Новая книга поэта подтверждает: годы минули, а образный строй поэзии Вознесенского — раздвинулся и вширь и вглубь. От однолинейного, без всяких там «умствований» и подтекстов — «А он уносился ракетой ревущей сквозь ветер...» (1959 год) — поэт не сразу, само собой, не вдруг пришел к емким и многозначным образам. Горизонтальный срез сознание (что вижу, то и опишу; у Вознесенского — то и сравню с чем-то, что поярче, и сам замру в удивлении) постепенно вытеснялся и наконец был едва ли не полностью замещен срезом вертикальным. Попутно произошла и эволюция эмоционально-образного строя, наметилось движение от изобразительной сущности описываемого к смысловой, содержательной. И хотя сам поэт уверяет нас в предисловии к своей новой книге в том, что ему «легче удается зрительное», сей процесс самоочевиден.

Вот вехи этого движения:

...Я сплю с окошками открытыми, а где-то свищет звездопад,
и небоскребы сталактитами на брюхе глобуса висят.
звездопад впрямую, накоротко, по принципу внешней, ближайшей «зрительной схожести» сопоставляется с камнепадом, который, напоминаю, именно «свищет».

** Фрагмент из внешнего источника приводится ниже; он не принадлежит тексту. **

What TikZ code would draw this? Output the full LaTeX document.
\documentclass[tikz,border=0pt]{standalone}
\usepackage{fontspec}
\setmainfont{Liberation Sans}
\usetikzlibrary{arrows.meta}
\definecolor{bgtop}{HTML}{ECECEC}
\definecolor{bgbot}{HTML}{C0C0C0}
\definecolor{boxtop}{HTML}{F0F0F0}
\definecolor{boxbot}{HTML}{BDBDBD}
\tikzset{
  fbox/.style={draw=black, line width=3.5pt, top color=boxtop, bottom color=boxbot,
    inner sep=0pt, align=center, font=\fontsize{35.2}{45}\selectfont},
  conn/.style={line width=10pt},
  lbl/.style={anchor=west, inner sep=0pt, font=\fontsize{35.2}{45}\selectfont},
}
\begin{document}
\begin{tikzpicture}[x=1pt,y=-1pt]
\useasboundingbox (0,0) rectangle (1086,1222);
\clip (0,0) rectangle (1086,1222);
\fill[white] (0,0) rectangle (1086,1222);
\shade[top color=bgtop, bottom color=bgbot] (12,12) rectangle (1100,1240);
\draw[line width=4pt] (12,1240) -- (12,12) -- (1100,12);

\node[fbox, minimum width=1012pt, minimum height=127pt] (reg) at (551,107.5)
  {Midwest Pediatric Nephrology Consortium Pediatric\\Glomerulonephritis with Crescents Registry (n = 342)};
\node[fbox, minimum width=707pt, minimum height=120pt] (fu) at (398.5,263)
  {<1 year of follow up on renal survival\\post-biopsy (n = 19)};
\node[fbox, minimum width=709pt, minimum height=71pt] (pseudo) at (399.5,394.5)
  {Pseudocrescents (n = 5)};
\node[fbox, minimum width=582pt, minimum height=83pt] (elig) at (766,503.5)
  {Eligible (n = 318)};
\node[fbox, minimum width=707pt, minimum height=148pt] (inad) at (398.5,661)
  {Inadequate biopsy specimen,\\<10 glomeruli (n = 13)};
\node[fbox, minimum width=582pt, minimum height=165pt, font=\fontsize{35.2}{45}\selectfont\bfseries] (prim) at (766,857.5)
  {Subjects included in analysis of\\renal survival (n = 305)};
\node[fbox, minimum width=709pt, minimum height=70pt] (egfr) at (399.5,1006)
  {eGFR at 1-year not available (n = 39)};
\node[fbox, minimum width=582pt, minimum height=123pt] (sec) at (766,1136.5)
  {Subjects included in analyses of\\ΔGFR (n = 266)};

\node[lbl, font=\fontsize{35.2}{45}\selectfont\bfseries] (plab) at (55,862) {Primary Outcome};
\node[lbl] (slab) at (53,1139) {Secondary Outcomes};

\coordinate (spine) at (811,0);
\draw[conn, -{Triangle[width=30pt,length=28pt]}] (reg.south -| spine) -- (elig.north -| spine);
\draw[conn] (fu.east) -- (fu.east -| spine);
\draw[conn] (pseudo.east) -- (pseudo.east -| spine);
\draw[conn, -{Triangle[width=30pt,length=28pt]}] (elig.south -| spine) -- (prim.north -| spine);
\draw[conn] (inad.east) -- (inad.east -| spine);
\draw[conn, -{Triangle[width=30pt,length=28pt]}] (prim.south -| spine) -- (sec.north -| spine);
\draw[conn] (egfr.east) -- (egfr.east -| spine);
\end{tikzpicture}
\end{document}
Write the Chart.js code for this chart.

Я знаю, что люди состоят из атомов, частиц, как радуги из светящихся пылинок
или фразы из букв.
Стоит изменить порядок, и наш смысл меняется.

Сквозь неустойчивую рябь изображений, плывущую в этих строках «Озы» вполне в духе раннего Вознесенского, просвечивает уже «смысловое сравнение», «как» совсем иного порядка, вполне утвердившее себя в его поэзии значительно позже:

Не отрекусь
от каждой строчки
прошлой — от самой безнадежной и продрогшей из актрисуль.
Не откажусь...

— вот здесь-то образная вязь и пошла сквозь «смысл», сплошь «по смыслу», не от изображения, не от картинки, но от раздумья, а вот чувство, эмоциональная рефлексия при этом, заметим, никуда не улетучились. Волнение душевное осталось, и мембрана души дрожит. При прежнем накале и при новой сжатости, повышенной емкости чувства оно лишь несколько «поумнело», что ли, повзрослело.

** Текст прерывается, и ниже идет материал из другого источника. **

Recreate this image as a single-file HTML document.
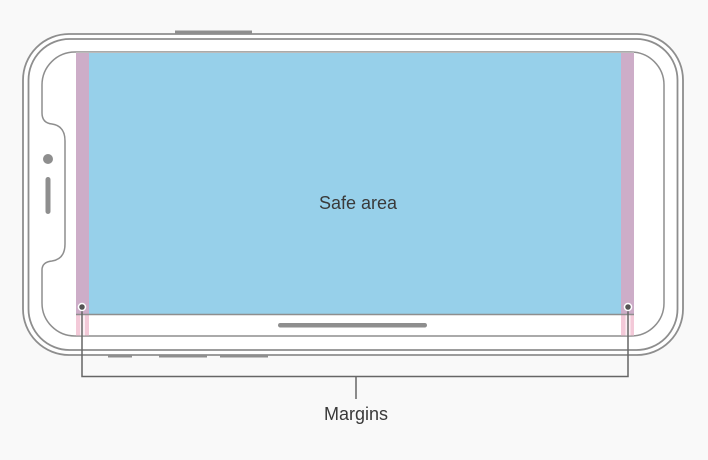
<!DOCTYPE html>
<html><head><meta charset="utf-8"><style>
html,body{margin:0;padding:0;background:#f9f9f9;width:708px;height:460px;overflow:hidden}
svg{display:block}
text{font-family:"Liberation Sans",sans-serif;fill:#3a3a3a}
</style></head><body>
<svg width="708" height="460" viewBox="0 0 708 460">
<rect x="175" y="30.5" width="77" height="3" fill="#8e8e8e"/>
<rect x="108" y="355" width="24" height="2.5" fill="#8e8e8e"/>
<rect x="159" y="355" width="48" height="2.5" fill="#8e8e8e"/>
<rect x="220" y="355" width="48" height="2.5" fill="#8e8e8e"/>
<rect x="23" y="34" width="660" height="321" rx="46" fill="#fff" stroke="#8e8e8e" stroke-width="1.8"/>
<rect x="28.5" y="39" width="649" height="311" rx="41" fill="#fff" stroke="#8e8e8e" stroke-width="1.8"/>
<path d="M75,52 H631 A33,33 0 0 1 664,85 V303 A33,33 0 0 1 631,336 H75 A33,33 0 0 1 42,303 V270 Q42,262 52,261 Q65,259 65,244 V141 Q65,126 52,124 Q42,123 42,113 V85 A33,33 0 0 1 75,52 Z" fill="#fff" stroke="#8e8e8e" stroke-width="1.5"/>
<rect x="89" y="53" width="532" height="261" fill="#97d0ea"/>
<rect x="76" y="53" width="13" height="261" fill="#cdadc8"/>
<rect x="621" y="53" width="13" height="261" fill="#cdadc8"/>
<rect x="76" y="315" width="13" height="20.5" fill="#f3c9d8"/>
<rect x="621" y="315" width="13" height="20.5" fill="#f3c9d8"/>
<rect x="80" y="315" width="5" height="20.5" fill="#fbeef3"/>
<rect x="625.5" y="315" width="5" height="20.5" fill="#fbeef3"/>
<line x1="76" y1="52.5" x2="634" y2="52.5" stroke="#bbb" stroke-width="1"/>
<line x1="76" y1="314.5" x2="634" y2="314.5" stroke="#8e8e8e" stroke-width="1.5"/>
<rect x="278" y="323" width="149" height="4.5" rx="2.2" fill="#8e8e8e"/>
<circle cx="48" cy="159" r="5" fill="#8e8e8e"/>
<rect x="45.5" y="177" width="5" height="37" rx="2.5" fill="#8e8e8e"/>
<text x="358" y="209" font-size="18" text-anchor="middle">Safe area</text>
<polyline points="82,307 82,376.5 628,376.5 628,307" fill="none" stroke="#666" stroke-width="1.5"/>
<line x1="356" y1="376" x2="356" y2="399" stroke="#666" stroke-width="1.5"/>
<circle cx="82" cy="307" r="3.5" fill="#555" stroke="#fff" stroke-width="1.5"/>
<circle cx="628" cy="307" r="3.5" fill="#555" stroke="#fff" stroke-width="1.5"/>
<text x="356" y="420" font-size="18" text-anchor="middle">Margins</text>
</svg>
</body></html>
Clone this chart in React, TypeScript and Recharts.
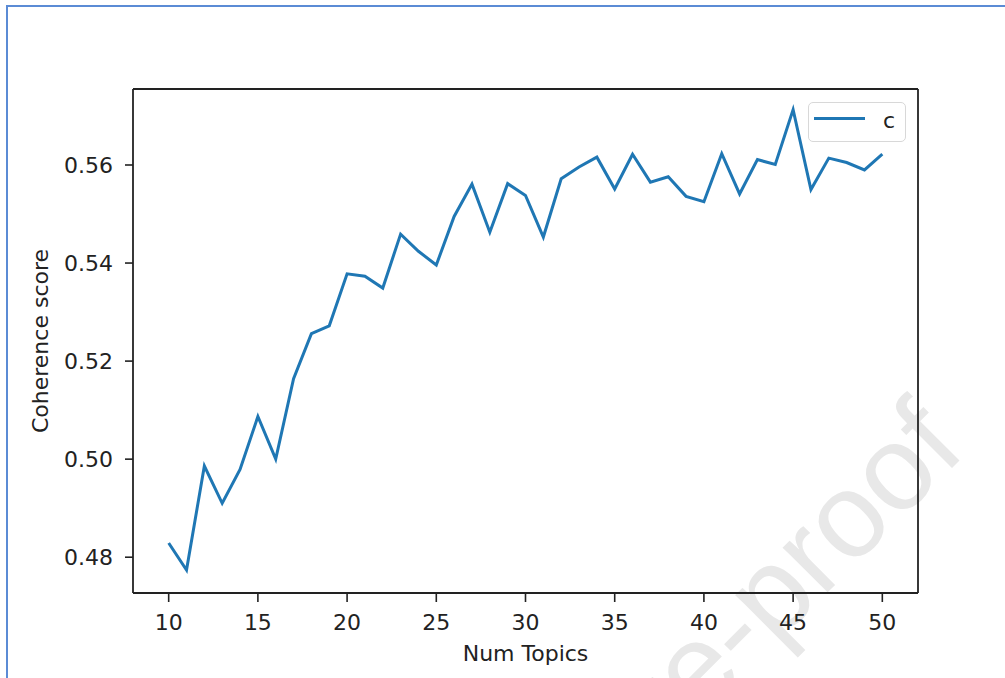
import React from 'react';
import { LineChart, Line, XAxis, YAxis, Legend, Label, ReferenceLine } from 'recharts';

const numTopics = [10, 11, 12, 13, 14, 15, 16, 17, 18, 19, 20, 21, 22, 23, 24, 25, 26, 27, 28, 29, 30, 31, 32, 33, 34, 35, 36, 37, 38, 39, 40, 41, 42, 43, 44, 45, 46, 47, 48, 49, 50];
const coherence = [
  0.4829, 0.4774, 0.4986, 0.4910, 0.4979, 0.5087, 0.5000, 0.5164, 0.5256, 0.5272,
  0.5378, 0.5373, 0.5349, 0.5459, 0.5424, 0.5396, 0.5495, 0.5561, 0.5463, 0.5562,
  0.5538, 0.5453, 0.5572, 0.5596, 0.5616, 0.5551, 0.5622, 0.5565, 0.5576, 0.5536,
  0.5525, 0.5623, 0.5541, 0.5611, 0.5601, 0.5713, 0.5550, 0.5614, 0.5605, 0.5590,
  0.5622,
];
const xTicks = [10, 15, 20, 25, 30, 35, 40, 45, 50];
const yTicks = [0.48, 0.5, 0.52, 0.54, 0.56];
const xDomain = [8, 52];
const yDomain = [0.4727, 0.5755];
const seriesName = 'c';
const xTitle = 'Num Topics';
const yTitle = 'Coherence score';
const watermark = 'Journal Pre-proof';

const data = numTopics.map((n, i) => ({ n, c: coherence[i] }));

const FONT = '"DejaVu Sans", sans-serif';
const INK = '#222';
const BLUE = '#1f77b4';

const YTitle = (props: any) => {
  const vb = props.viewBox;
  const cx = vb.x + 40;
  const cy = vb.y + vb.height / 2;
  return (
    <text x={cx} y={cy} transform={`rotate(-90 ${cx} ${cy})`} textAnchor="middle" dominantBaseline="central" fontSize={22} fontFamily={FONT} fill={INK}>
      {yTitle}
    </text>
  );
};

const XTitle = (props: any) => {
  const vb = props.viewBox;
  const cx = vb.x + vb.width / 2;
  const cy = vb.y + 60;
  return (
    <text x={cx} y={cy} textAnchor="middle" dominantBaseline="central" fontSize={22} fontFamily={FONT} fill={INK}>
      {xTitle}
    </text>
  );
};

const LegendBox = (props: any) => {
  const payload = props.payload || [];
  return (
    <div>
      {payload.map((p: any) => (
        <div key={p.value} style={{ boxSizing: 'border-box', width: 98, height: 40, border: '1.5px solid #d8d8d8', borderRadius: 5, background: '#fff', position: 'relative', fontFamily: FONT }}>
          <div style={{ position: 'absolute', left: 5, top: 14, width: 51, height: 3, background: p.color }} />
          <span style={{ position: 'absolute', left: 74, top: 3, fontSize: 22, lineHeight: '30px', color: INK }}>{p.value}</span>
        </div>
      ))}
    </div>
  );
};

export default function App() {
  return (
    <div style={{ position: 'absolute', left: 0, top: 0, width: 1005, height: 678, background: '#fff', overflow: 'hidden' }}>
      <div style={{ position: 'absolute', left: 6, top: 5, width: 1200, height: 900, borderLeft: '2px solid #5b8bd5', borderTop: '2px solid #5b8bd5' }} />
      <svg width={1005} height={678} style={{ position: 'absolute', left: 0, top: 0 }}>
        <text x={968} y={452} transform="rotate(-45 968 452)" textAnchor="end" fontSize={120} fill="#e8e8e8" fontFamily='"Liberation Sans", Arial, sans-serif'>
          {watermark}
        </text>
      </svg>
      <div style={{ position: 'absolute', left: 0, top: 0 }}>
        <LineChart width={1005} height={678} data={data} margin={{ top: 89, right: 87, bottom: 0, left: 0 }}>
          <XAxis
            dataKey="n"
            type="number"
            domain={xDomain}
            ticks={xTicks}
            allowDataOverflow
            height={85}
            tickSize={9}
            tickMargin={12}
            tick={{ fill: INK, fontSize: 22, fontFamily: FONT }}
            axisLine={{ stroke: INK, strokeWidth: 1.8 }}
            tickLine={{ stroke: INK, strokeWidth: 1.6 }}
          >
            <Label content={<XTitle />} />
          </XAxis>
          <YAxis
            type="number"
            domain={yDomain}
            ticks={yTicks}
            allowDataOverflow
            width={133}
            tickSize={8}
            tickMargin={12}
            tickFormatter={(v: number) => v.toFixed(2)}
            tick={{ fill: INK, fontSize: 22, fontFamily: FONT }}
            axisLine={{ stroke: INK, strokeWidth: 1.8 }}
            tickLine={{ stroke: INK, strokeWidth: 1.6 }}
          >
            <Label content={<YTitle />} />
          </YAxis>
          <ReferenceLine y={yDomain[1]} stroke={INK} strokeWidth={1.8} ifOverflow="extendDomain" />
          <ReferenceLine x={xDomain[1]} stroke={INK} strokeWidth={1.8} ifOverflow="extendDomain" />
          <Legend layout="vertical" verticalAlign="middle" align="center" wrapperStyle={{ top: 102, left: 808, width: 98, height: 40 }} content={<LegendBox />} />
          <Line dataKey="c" name={seriesName} stroke={BLUE} strokeWidth={3} dot={false} isAnimationActive={false} />
        </LineChart>
      </div>
    </div>
  );
}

Все и всюду, в том числе и на путях развития поэзии, взаимосвязано, диалектически переплетено: параллельно с отмеченным процессом и метафора Вознесенского наполнилась философским содержанием — не взамен живописующему, нет и еще раз нет, а ему, так сказать, сопутствуя, соучаствуя.

Чернеют очки слепые, отрезанный мир зовут — как ветви живьем спилили, следы окрасив в мазут.
Скажу я — цвет ореховый, вы скажете — гул ореха.
Я говорю — зеркало, вы говорите — эхо.

Ю. Тынянов выделил в свое время особое свойство звуковой, или, по его определению, ритмической метафоры: ее функциональную близость рифме. Вознесенский сравнительно недавно в диалоге с критиком В. Огневым тоже вскользь заметил, что метафора — та же рифма, и был, разумеется, прав. Но если раньше, повторяю, в его стихах «рифмовались» по преимуществу кальки внешне броского, красочные переводные картинки действительности, то теперь, как мы убедились, повсеместно «рифмуются» и мысли тоже. Вернее, в первую голову мысли, хотя по старинке мелькают время от времени и картинки.

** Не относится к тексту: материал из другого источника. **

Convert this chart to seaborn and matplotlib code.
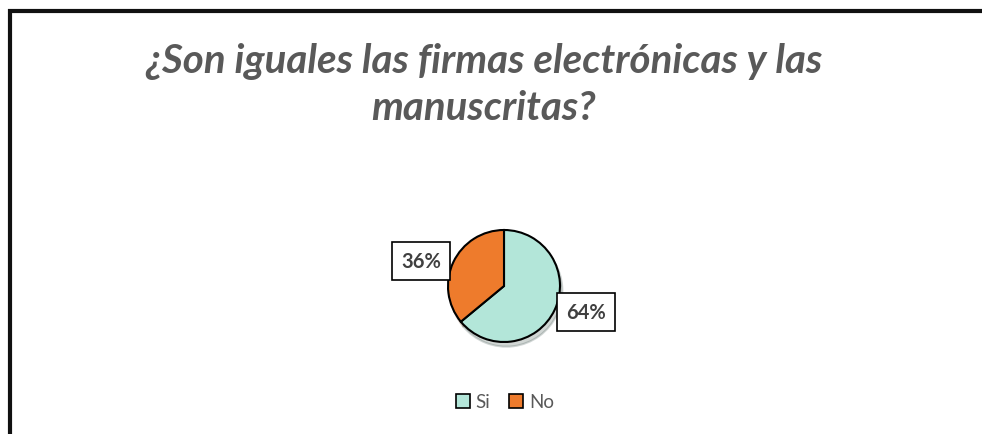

Смысловая энергия по-прежнему глубокого чувственного образа невиданно возросла; поэт взорвал изнутри тот стереотип «юноши экзальтированного», отменно рисующего (и только...) словом, который при его, поэта, непосредственнейшем участии выработался в сознании читателя. Если позволительно так выразиться, метафора у Вознесенского стала сегодня все более размышлять и все менее на акварельном уровне на мир реагировать. «У лугов изумлявших (некогда просто «изумлявших».— А. П.) — запах автомобилей... Ты молилась, Земля наша? Как тебя мы любили!» — строфа типичная, показательная. Первое двустишие — тут и по рисунку и по «звуку» — ранний Вознесенский, второе — Вознесенский 1970—1975 годов. Трансформация происходит буквально на наших глазах, образная система мутирует. А подобные взрывы и трансформации, как известно, принимаются далеко не всеми читателями.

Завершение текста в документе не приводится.